As it turns out if the CA client thread is stopped before the CAS is I hit the situation described here occurs:
https://github.com/epics-base/epics-base/blob/cb1571783b4793cb9c545e5736659ee5ed7d03bb/modules/ca/src/client/tcpiiu.cpp#L205
This results in my application hanging for 30 seconds after both client and server are destroyed and return from main() was called. Ctrl+C does not results in immediate stop at that point. As seen in the comment the problem is related to the call to
ca_context_destroy();
on the CA client side; without it there is no hanging, but aConnection reset by peer
is printed out and application exits immediately nevertheless.
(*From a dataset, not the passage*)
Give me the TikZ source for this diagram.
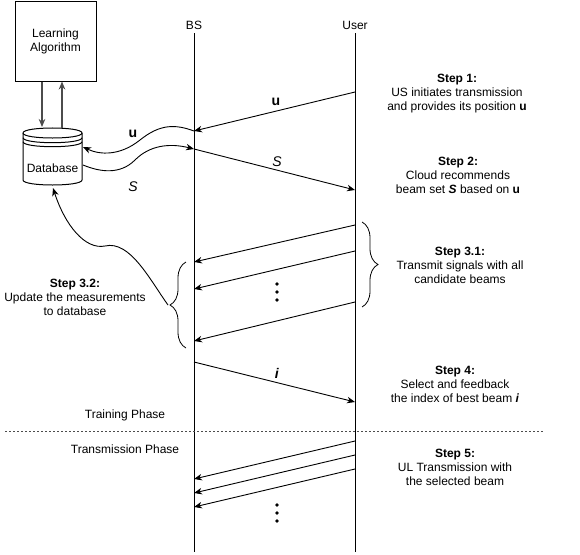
\documentclass[tikz,border=0pt]{standalone}
\usepackage{fontspec}
\setmainfont{Liberation Sans}
\usetikzlibrary{arrows.meta,decorations.pathreplacing}
\begin{document}
\begin{tikzpicture}[x=1pt,y=-1pt,
  txt/.style={font=\fontsize{12}{14}\selectfont, align=center, inner sep=0pt},
  lbl/.style={font=\fontsize{14}{16}\selectfont, inner sep=0pt},
  msg/.style={line width=0.9pt, -{Stealth[length=8pt,width=6.5pt,inset=2.5pt]}},
  life/.style={line width=1pt},
  brc/.style={line width=0.8pt, decorate, decoration={brace, amplitude=16pt}},
  dbline/.style={line width=1pt}
]
\useasboundingbox (0,0) rectangle (580,554);

% lifelines
\node[txt] (bs) at (194,25) {BS};
\node[txt] (us) at (355,25) {User};
\coordinate (bsT) at (194,33); \coordinate (bsB) at (194,552);
\coordinate (usT) at (355,33); \coordinate (usB) at (355,552);
\draw[life] (bsT) -- (bsB);
\draw[life] (usT) -- (usB);

% learning algorithm
\node[draw, line width=1pt, minimum width=81pt, minimum height=80pt, txt] (la) at (55.5,41) {Learning\\Algorithm};

% database
\draw[dbline, fill=white] (23,133) -- (23,180) .. controls (23,186.67) and (82,186.67) .. (82,180)
  -- (82,133) .. controls (82,126.33) and (23,126.33) .. (23,133) -- cycle;
\draw[dbline] (23,133) .. controls (23,139.67) and (82,139.67) .. (82,133);
\draw[dbline] (23,137.7) .. controls (23,144.37) and (82,144.37) .. (82,137.7);
\draw[dbline] (23,141.7) .. controls (23,148.37) and (82,148.37) .. (82,141.7);
\node[txt] (db) at (52.5,168) {Database};
\coordinate (dbIn) at (83,147);
\coordinate (dbOut) at (83,165);
\coordinate (dbBot) at (53,188);
\coordinate (dbTopL) at (42,127);
\coordinate (dbTopR) at (62,128);

\draw[msg, black!70, line width=1.2pt] ([xshift=-13.5pt]la.south) -- (dbTopL);
\draw[msg, black!70, line width=1.2pt] (dbTopR) -- ([xshift=6.5pt]la.south);

% step 1
\coordinate (m1s) at (355,92); \coordinate (m1e) at (194,131);
\draw[msg] (m1s) -- (m1e);
\node[lbl] (lu) at (276,102) {\textbf{u}};
\draw[msg] (m1e) .. controls (175,124) and (160,124) .. (140,140) .. controls (120,156) and (100,155) .. (dbIn);
\node[lbl] (lu2) at (133,134) {\textbf{u}};

% step 2
\coordinate (m2s) at (194,149); \coordinate (m2e) at (355,190);
\draw[msg] (dbOut) .. controls (100,172) and (120,175) .. (135,160) .. controls (150,145) and (170,143) .. (m2s);
\node[lbl] (ls2) at (133,187) {\textit{S}};
\draw[msg] (m2s) -- (m2e);
\node[lbl] (ls) at (277,162) {\textit{S}};

% step 3.1
\coordinate (a1s) at (355,225); \coordinate (a1e) at (194,262);
\coordinate (a2s) at (355,251); \coordinate (a2e) at (194,289);
\coordinate (a3s) at (355,302); \coordinate (a3e) at (194,341);
\draw[msg] (a1s) -- (a1e);
\draw[msg] (a2s) -- (a2e);
\draw[msg] (a3s) -- (a3e);
\fill (277,284) circle (1.8) (277,292) circle (1.8) (277,300) circle (1.8);

\coordinate (b1t) at (362,222); \coordinate (b1b) at (362,307);
\draw[brc] (b1t) -- (b1b);
\coordinate (b2t) at (186,262); \coordinate (b2b) at (186,348);
\draw[brc] (b2b) -- (b2t);
\coordinate (b2tip) at (168,305);
\draw[msg] (b2tip) .. controls (150,280) and (130,240) .. (105,246) .. controls (85,250) and (65,225) .. (dbBot);

% step 4
\coordinate (m4s) at (194,362); \coordinate (m4e) at (355,402);
\draw[msg] (m4s) -- (m4e);
\node[lbl] (li) at (277,373) {\textbf{\textit{i}}};

% phases
\coordinate (dl) at (5,431); \coordinate (dr) at (543,431);
\draw[black!70, line width=0.7pt, dash pattern=on 2pt off 2pt] (dl) -- (dr);
\node[txt] (tp) at (125,415) {Training Phase};
\node[txt] (trp) at (125,449) {Transmission Phase};

% step 5
\coordinate (c1s) at (355,441); \coordinate (c1e) at (194,479);
\coordinate (c2s) at (355,455); \coordinate (c2e) at (194,493);
\coordinate (c3s) at (355,469); \coordinate (c3e) at (194,507);
\draw[msg] (c1s) -- (c1e);
\draw[msg] (c2s) -- (c2e);
\draw[msg] (c3s) -- (c3e);
\fill (277,505) circle (1.8) (277,513) circle (1.8) (277,521) circle (1.8);

% step texts
\node[txt] (st1) at (457,94) {\textbf{Step 1:}\\US initiates transmission\\and provides its position \textbf{u}};
\node[txt] (st2) at (458,175) {\textbf{Step 2:}\\Cloud recommends\\beam set \textbf{\textit{S}} based on \textbf{u}};
\node[txt] (st31) at (460,265) {\textbf{Step 3.1:}\\Transmit signals with all\\candidate beams};
\node[txt] (st32) at (75,297) {\textbf{Step 3.2:}\\Update the measurements\\to database};
\node[txt] (st4) at (455,384) {\textbf{Step 4:}\\Select and feedback\\the index of best beam \textbf{\textit{i}}};
\node[txt] (st5) at (455,467) {\textbf{Step 5:}\\UL Transmission with\\the selected beam};
\end{tikzpicture}
\end{document}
It was also observed that it makes a difference on which is stopped first : client or server.I sprinkled some printfs in the cac.cpp and tcpiiu.cpp to see what is happening and here are the three application outputs.
Client joined before the server, 30 second hanging is observed, but no errors reported either .. so all is fine?:
Client joined after the server, application exits immediately, all seems fine:
NOT CALLING the
ca_context_destroy()
, immediate exit with a non-fatal error:Here is pcas
main.cc
with my modifications that includes a CA client used in above test runs. Should be drop-in replaceable for the CAS example from https://github.com/epics-modules/pcas: main.cc.txt.I would like to understand what is the reason for hanging ? What is clients
CAC-TCP-recv
thread waiting for?I experimented with lowering the 30 second wait to 5 seconds, in the offending line https://github.com/epics-base/epics-base/blob/cb1571783b4793cb9c545e5736659ee5ed7d03bb/modules/ca/src/client/tcpiiu.cpp#L205 and could not see any other difference except for the hanging time becoming 5 seconds only; aka. the wait times out in both cases and we proceed with the rest of CAC destruction.
I tried to apply the same order of stopping the server and client with python
pcaspy
andpyepics
(2nd test run) but I do not see the same results.